Last updated on September 11th, 2021 at 03:05 pm

Turkey’s ruling party has begun a second attempt at introducing a law to grant rapists amnesty as long as they marry their victim, four years after a similar bill sparked outrage at home and internationally.

The legislation, which was first debated by parliament on 16 January, would give men suspended sentences for child sex offences if the two parties get married and the age difference between them is less than 10 years.

Opposition parties and women’s rights groups have been quick to point out that the bill in effect legitimises child marriage and statutory rape in a country where the legal age of consent is 18.

President Recep Tayyip Erdoğan’s conservative Justice and Development party (AKP) has said the proposal is designed to deal with Turkey’s widespread child marriage problem.

However, Fidan Ataselim, the general secretary of the activist group We Will Stop Femicide, said the new bill was an attempt by the government to erase evidence of Turkey’s growing epidemic of violence against girls and women.

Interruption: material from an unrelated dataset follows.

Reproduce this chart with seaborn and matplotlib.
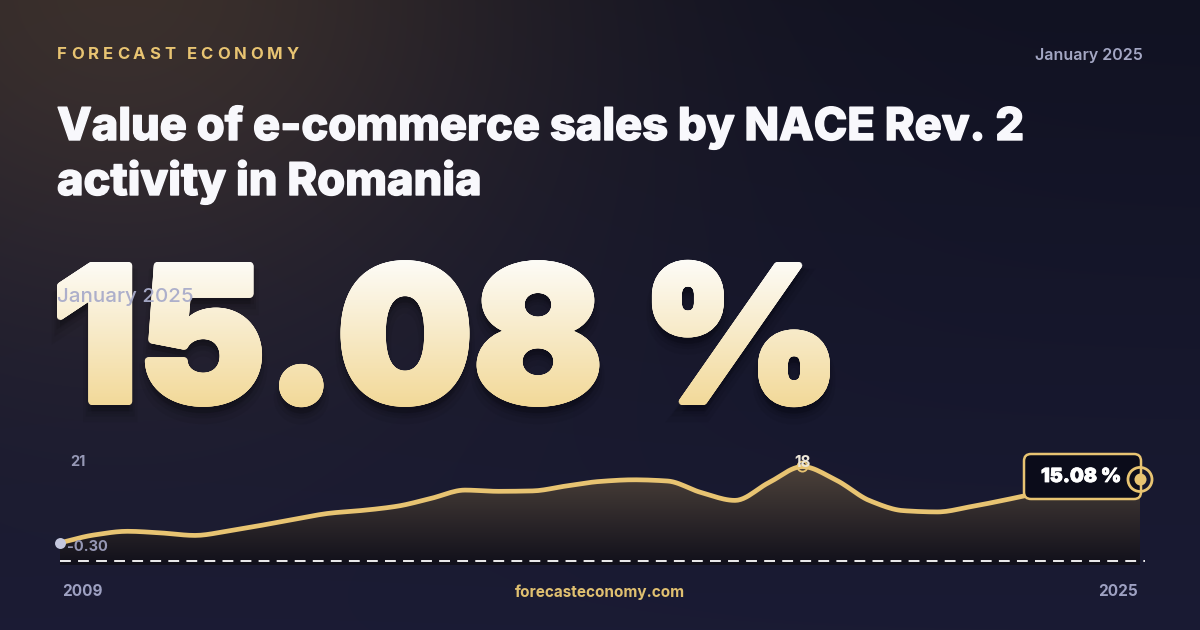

The group, which has tracked gender-related violence and deaths since Turkish authorities stopped doing so in 2009, estimates that more than 2,600 women have been murdered in the last decade, and the number of killings has increased steadily each year.

According to the UN, 38% of Turkish women have suffered physical or sexual violence from a partner.

“In 2016 the government introduced a [similar] draft law on amnesty for child abuse perpetrators. All women stood against it and the bill was withdrawn after our protests,” she said. “If they dare to try again, we will fight against it again.”

Writing in the Cumhuriyet newspaper, Dr Adem Sözüer, the head of Istanbul University’s criminal and criminal procedure law department, said the new bill was likely to increase rates of violence against women and children because it “legitimises the mentality that women are objects to possess or exist for sexual satisfaction”.

Protests against the proposed legislation were held around the country this month. A date for a second reading in parliament has not yet been set.

“Marry your rapist” clauses are present in legislation relating to sexual consent in many countries in the Middle East and Latin America. In recent years such loopholes have been closed after protests against them in Lebanon, Jordan and Tunisia.

Turkey appears to have travelled in the opposite direction. After abolishing such laws in 2005, a 2016 bill that would have allowed the release from prison of men guilty of assaulting a minor if the aggressor married the victim and the act was committed without “force or threat” provoked widespread fury and was eventually defeated.

Ankara insisted that the bill’s intention was distorted by critics. “There are people who get married before reaching the legal age. They just don’t know the law,” the then prime minister Binali Yıldırım said at the time, adding that the measure aimed to “get rid of this injustice”.

His comments were echoed by the justice minister Bekir Bozdağ, who said marriages involving minors were “unfortunately a reality” in Turkey but the men involved “were not rapists or sexual aggressors”.